* start Records for processing *

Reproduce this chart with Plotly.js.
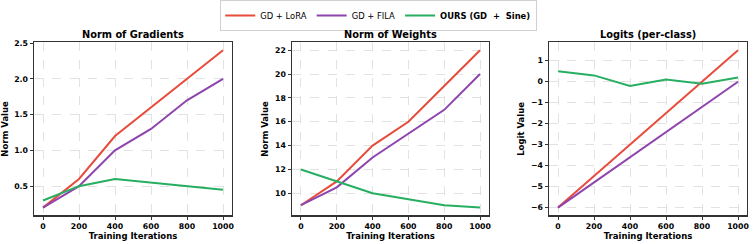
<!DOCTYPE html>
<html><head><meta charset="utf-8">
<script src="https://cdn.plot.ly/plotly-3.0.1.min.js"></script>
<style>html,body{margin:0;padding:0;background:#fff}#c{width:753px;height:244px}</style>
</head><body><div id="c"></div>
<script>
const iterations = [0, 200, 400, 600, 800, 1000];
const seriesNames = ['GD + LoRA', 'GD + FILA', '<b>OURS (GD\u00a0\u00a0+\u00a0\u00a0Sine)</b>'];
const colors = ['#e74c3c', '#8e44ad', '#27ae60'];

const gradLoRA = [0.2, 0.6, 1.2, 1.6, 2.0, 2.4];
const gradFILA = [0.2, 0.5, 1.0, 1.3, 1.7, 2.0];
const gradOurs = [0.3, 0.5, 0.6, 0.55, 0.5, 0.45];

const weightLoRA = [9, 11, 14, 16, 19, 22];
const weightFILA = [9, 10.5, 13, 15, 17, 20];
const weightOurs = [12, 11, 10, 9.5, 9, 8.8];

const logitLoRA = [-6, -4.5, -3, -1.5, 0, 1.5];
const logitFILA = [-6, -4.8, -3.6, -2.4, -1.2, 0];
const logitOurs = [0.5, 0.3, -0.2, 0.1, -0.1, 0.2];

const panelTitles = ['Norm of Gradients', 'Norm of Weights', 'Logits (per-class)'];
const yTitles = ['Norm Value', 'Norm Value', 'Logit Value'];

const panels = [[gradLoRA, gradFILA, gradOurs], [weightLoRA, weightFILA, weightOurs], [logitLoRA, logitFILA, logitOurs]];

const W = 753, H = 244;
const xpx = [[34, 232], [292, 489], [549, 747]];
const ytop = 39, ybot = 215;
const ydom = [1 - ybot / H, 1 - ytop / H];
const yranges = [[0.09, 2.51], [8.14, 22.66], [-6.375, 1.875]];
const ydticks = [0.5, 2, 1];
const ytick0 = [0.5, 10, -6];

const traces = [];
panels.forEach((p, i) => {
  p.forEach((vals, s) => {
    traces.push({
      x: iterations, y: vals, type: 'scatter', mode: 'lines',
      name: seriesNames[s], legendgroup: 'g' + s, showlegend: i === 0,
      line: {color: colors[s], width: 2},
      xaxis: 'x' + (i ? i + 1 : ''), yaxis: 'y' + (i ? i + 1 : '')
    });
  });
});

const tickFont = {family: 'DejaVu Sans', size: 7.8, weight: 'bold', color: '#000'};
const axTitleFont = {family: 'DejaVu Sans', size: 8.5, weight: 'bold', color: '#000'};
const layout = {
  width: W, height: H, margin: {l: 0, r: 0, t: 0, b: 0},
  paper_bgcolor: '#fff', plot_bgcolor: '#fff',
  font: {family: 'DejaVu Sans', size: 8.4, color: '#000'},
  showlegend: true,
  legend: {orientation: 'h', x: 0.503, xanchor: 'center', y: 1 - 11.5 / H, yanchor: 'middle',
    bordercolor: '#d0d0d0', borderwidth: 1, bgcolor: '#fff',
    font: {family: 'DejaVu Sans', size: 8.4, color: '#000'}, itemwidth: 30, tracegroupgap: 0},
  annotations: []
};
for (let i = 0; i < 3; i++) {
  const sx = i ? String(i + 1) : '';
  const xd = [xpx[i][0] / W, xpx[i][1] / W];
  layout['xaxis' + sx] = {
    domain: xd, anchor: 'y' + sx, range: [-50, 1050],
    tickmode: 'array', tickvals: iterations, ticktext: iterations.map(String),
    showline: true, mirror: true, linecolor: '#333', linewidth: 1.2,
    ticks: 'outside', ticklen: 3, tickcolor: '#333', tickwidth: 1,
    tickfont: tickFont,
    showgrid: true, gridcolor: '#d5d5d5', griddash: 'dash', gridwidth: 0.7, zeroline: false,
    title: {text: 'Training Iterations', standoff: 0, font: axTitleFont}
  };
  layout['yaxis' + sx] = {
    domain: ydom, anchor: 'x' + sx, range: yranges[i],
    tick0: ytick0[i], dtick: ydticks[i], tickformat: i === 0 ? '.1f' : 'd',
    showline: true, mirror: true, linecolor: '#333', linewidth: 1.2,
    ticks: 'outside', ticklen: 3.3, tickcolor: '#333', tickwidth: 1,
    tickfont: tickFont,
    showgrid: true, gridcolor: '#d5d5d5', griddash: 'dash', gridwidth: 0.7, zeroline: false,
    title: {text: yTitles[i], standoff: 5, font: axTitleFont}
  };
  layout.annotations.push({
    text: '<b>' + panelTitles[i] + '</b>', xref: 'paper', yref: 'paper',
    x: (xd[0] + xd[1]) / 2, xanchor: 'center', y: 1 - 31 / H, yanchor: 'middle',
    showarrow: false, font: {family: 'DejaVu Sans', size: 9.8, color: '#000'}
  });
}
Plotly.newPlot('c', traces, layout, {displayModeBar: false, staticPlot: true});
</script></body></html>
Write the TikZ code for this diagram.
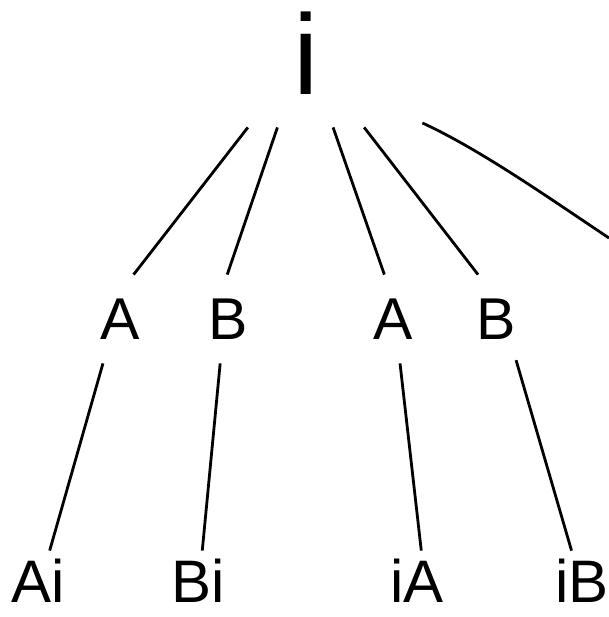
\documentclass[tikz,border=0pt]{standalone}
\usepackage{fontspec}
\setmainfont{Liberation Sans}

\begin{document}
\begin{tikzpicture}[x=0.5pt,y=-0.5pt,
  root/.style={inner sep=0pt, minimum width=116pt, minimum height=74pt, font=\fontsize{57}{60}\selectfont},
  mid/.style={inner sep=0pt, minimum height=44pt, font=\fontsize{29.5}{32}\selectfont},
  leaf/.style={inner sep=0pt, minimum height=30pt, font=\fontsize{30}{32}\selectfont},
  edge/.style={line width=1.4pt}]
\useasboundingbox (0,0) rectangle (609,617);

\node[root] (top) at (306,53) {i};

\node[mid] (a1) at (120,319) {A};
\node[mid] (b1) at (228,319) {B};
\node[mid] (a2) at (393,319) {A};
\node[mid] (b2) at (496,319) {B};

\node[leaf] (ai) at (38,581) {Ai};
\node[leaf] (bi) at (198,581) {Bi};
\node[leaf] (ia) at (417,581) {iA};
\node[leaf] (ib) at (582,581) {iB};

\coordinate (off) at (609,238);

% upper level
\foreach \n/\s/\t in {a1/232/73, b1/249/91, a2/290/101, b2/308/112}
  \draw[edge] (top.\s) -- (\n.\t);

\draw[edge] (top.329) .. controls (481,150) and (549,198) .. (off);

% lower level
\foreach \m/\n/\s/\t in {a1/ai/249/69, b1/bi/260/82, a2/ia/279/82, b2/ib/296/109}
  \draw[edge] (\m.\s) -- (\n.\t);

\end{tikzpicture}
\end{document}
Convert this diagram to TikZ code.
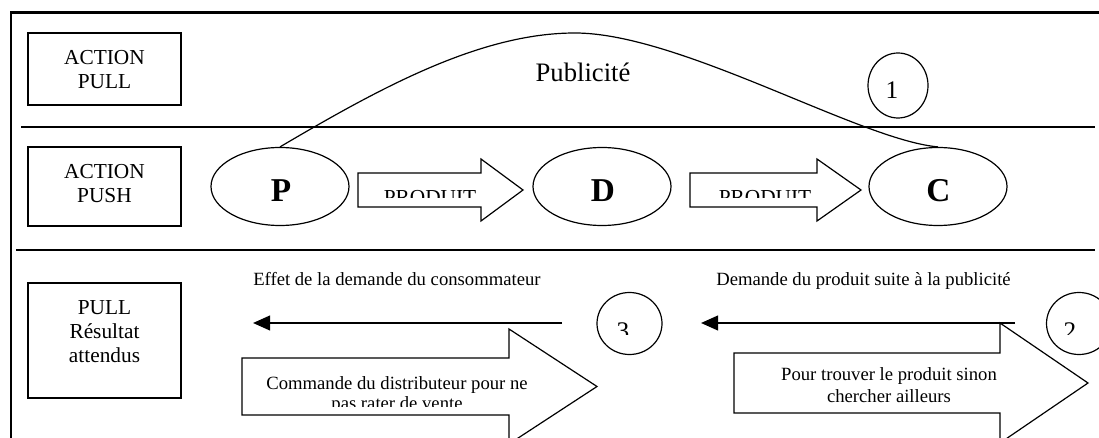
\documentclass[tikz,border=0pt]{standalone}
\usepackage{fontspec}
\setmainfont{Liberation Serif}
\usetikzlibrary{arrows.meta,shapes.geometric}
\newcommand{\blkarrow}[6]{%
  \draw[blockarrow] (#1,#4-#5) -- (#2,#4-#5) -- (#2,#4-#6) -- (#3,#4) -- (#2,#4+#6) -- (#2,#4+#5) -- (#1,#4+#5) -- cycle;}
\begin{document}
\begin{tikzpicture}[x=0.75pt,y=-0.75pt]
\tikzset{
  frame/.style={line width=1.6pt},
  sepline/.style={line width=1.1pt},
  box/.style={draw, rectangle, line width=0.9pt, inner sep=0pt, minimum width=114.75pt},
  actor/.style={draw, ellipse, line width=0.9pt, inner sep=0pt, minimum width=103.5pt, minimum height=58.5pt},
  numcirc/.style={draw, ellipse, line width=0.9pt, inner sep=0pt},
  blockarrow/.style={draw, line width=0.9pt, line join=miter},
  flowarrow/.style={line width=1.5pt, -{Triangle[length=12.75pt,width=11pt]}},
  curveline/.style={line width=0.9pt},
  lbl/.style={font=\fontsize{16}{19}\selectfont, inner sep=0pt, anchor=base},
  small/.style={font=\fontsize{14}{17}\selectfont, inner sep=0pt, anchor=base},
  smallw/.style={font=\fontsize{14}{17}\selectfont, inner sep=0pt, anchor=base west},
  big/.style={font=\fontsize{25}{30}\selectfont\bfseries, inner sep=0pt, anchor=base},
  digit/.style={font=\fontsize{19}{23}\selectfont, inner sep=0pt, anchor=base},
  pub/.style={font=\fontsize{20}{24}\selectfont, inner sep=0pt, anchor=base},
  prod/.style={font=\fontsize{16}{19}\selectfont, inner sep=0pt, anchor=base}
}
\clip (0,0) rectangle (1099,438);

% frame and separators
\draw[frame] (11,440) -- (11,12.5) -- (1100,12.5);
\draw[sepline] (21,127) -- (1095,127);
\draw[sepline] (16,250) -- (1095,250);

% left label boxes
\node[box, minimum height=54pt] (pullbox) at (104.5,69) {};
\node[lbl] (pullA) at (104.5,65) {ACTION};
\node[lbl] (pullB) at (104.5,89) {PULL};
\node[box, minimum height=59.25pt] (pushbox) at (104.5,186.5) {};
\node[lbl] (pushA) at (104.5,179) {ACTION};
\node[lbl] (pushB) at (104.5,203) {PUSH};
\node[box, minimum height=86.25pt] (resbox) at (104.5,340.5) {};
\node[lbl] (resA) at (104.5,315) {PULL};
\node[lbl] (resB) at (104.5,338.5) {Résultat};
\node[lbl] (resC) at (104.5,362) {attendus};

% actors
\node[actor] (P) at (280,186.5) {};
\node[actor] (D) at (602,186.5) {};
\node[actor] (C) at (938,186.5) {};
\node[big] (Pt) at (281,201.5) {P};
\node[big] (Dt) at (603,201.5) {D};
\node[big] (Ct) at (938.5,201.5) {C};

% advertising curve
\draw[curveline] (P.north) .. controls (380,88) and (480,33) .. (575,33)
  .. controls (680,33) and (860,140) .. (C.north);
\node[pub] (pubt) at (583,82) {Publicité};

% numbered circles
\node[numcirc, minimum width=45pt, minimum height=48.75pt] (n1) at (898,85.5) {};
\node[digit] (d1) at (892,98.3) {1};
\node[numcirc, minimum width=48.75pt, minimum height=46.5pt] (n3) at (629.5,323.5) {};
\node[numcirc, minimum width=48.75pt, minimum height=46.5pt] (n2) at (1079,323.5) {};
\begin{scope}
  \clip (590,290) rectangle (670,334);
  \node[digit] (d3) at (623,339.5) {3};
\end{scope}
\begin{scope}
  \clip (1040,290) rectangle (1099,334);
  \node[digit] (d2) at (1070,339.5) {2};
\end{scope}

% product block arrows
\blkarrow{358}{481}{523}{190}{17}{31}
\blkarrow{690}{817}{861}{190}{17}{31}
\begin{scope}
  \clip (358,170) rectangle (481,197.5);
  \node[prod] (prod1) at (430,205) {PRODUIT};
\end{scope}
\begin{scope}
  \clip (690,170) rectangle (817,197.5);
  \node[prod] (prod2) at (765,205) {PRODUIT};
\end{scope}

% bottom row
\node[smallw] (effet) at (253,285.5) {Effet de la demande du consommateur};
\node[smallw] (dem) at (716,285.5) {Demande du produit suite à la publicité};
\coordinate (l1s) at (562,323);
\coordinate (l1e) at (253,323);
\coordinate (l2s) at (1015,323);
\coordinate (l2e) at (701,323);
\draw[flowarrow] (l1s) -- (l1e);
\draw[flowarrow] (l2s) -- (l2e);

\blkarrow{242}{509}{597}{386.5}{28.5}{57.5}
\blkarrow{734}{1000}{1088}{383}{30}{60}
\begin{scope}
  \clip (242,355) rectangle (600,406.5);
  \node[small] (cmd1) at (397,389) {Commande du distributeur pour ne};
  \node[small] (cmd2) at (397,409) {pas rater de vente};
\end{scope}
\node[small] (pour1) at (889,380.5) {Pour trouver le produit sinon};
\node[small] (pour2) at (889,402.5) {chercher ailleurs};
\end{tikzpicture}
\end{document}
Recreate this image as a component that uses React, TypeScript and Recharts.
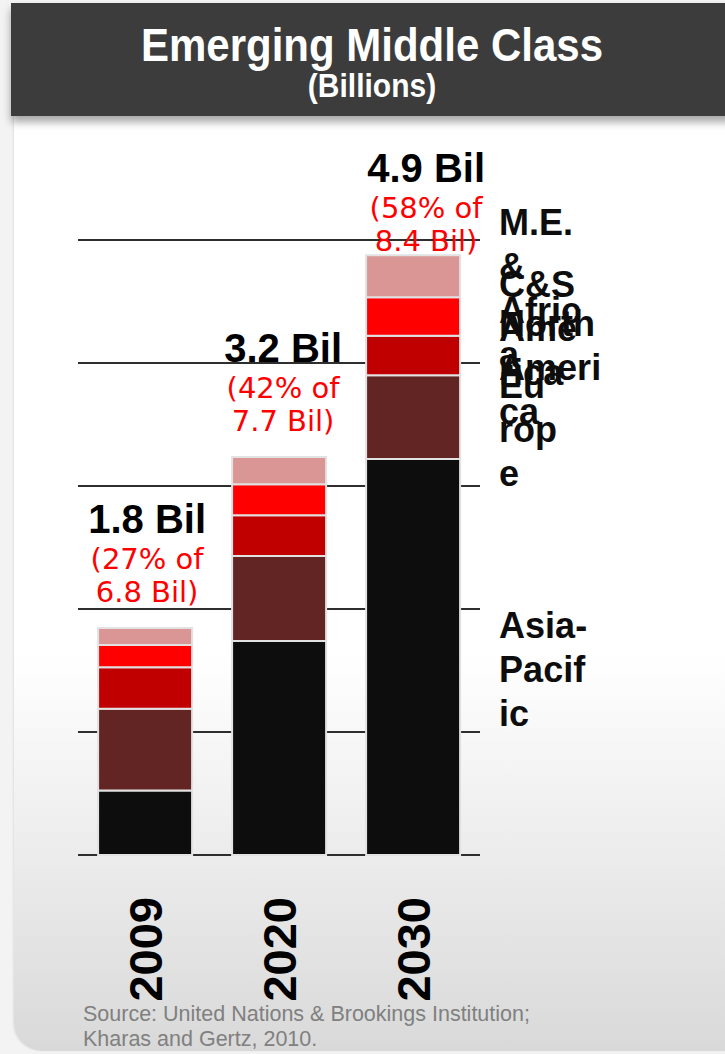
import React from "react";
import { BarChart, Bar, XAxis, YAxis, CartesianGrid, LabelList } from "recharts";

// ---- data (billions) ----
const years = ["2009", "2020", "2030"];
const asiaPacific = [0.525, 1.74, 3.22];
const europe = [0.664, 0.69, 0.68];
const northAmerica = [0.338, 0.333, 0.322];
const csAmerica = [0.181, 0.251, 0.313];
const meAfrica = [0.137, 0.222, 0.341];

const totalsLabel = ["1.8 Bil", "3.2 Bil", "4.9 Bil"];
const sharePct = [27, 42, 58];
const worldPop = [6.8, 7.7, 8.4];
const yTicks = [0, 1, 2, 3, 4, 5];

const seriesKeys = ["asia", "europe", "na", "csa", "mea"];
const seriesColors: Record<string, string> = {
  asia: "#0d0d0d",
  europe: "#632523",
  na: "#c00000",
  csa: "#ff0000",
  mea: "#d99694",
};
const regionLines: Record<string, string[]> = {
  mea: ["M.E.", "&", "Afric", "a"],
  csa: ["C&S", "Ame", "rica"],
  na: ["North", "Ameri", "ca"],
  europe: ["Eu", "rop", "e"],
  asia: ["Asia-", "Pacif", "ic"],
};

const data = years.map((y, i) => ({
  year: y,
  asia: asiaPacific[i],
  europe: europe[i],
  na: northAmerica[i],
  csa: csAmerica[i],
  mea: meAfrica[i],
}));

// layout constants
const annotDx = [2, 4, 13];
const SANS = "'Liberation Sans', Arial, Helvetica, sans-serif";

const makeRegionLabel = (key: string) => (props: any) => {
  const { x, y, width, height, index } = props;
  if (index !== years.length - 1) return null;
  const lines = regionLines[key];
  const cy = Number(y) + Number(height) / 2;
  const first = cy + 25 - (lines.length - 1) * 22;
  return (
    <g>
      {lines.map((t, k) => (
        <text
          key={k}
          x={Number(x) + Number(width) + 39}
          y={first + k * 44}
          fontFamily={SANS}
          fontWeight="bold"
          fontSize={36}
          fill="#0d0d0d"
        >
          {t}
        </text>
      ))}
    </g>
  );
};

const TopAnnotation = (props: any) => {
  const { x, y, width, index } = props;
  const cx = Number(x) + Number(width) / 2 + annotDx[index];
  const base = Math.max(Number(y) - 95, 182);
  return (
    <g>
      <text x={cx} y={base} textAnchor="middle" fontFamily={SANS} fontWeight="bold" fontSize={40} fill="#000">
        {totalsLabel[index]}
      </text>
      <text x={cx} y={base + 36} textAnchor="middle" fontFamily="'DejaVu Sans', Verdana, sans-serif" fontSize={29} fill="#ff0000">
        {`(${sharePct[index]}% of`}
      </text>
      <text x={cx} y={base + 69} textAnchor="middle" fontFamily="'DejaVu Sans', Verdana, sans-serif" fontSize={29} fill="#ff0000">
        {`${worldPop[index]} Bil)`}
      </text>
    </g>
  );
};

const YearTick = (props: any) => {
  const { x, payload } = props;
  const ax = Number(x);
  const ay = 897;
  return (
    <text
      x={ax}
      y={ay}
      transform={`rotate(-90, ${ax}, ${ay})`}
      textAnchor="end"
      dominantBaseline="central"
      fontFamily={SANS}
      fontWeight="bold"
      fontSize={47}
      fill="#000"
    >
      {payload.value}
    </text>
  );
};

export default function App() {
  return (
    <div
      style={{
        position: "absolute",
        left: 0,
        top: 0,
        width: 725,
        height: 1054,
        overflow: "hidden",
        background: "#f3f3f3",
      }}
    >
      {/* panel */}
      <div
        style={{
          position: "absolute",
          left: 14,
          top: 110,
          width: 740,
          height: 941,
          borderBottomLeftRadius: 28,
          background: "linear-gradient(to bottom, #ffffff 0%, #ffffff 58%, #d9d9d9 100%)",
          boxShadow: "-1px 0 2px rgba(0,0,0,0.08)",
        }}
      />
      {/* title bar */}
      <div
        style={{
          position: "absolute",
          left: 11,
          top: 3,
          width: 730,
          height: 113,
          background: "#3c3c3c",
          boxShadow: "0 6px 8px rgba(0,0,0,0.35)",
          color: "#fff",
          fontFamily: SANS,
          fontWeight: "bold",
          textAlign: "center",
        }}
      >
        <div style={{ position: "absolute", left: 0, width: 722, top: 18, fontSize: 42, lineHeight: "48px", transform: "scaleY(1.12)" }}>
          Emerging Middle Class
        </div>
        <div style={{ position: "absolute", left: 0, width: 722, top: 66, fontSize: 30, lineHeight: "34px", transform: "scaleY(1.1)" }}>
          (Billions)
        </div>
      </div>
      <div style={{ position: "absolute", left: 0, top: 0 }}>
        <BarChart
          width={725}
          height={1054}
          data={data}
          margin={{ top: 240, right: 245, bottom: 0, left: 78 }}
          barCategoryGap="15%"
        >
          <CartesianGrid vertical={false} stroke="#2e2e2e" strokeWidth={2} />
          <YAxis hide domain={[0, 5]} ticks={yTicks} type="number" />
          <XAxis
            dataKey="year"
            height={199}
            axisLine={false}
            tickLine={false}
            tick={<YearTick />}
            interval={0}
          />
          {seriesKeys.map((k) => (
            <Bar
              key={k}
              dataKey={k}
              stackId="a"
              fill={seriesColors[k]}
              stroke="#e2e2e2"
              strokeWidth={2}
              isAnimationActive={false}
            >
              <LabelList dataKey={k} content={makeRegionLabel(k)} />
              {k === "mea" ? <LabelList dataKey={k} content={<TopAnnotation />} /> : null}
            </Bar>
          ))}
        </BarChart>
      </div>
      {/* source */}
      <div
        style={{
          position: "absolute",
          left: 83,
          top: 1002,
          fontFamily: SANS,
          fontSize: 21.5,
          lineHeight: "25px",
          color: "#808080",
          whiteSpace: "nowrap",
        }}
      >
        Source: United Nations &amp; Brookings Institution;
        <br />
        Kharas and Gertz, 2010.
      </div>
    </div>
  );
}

* end Records for processing *

• [Task requirements] Repeat, with no pictures, each line from the beginning of the data through the line containing "const colors = ['#e74c3c', '#8e44ad', '#27ae60'];", inclusive.

• [Final result]
Reproduce this chart with Plotly.js.
<!DOCTYPE html>
<html><head><meta charset="utf-8">
<script src="https://cdn.plot.ly/plotly-3.0.1.min.js"></script>
<style>html,body{margin:0;padding:0;background:#fff}#c{width:753px;height:244px}</style>
</head><body><div id="c"></div>
<script>
const iterations = [0, 200, 400, 600, 800, 1000];
const seriesNames = ['GD + LoRA', 'GD + FILA', '<b>OURS (GD\u00a0\u00a0+\u00a0\u00a0Sine)</b>'];
const colors = ['#e74c3c', '#8e44ad', '#27ae60'];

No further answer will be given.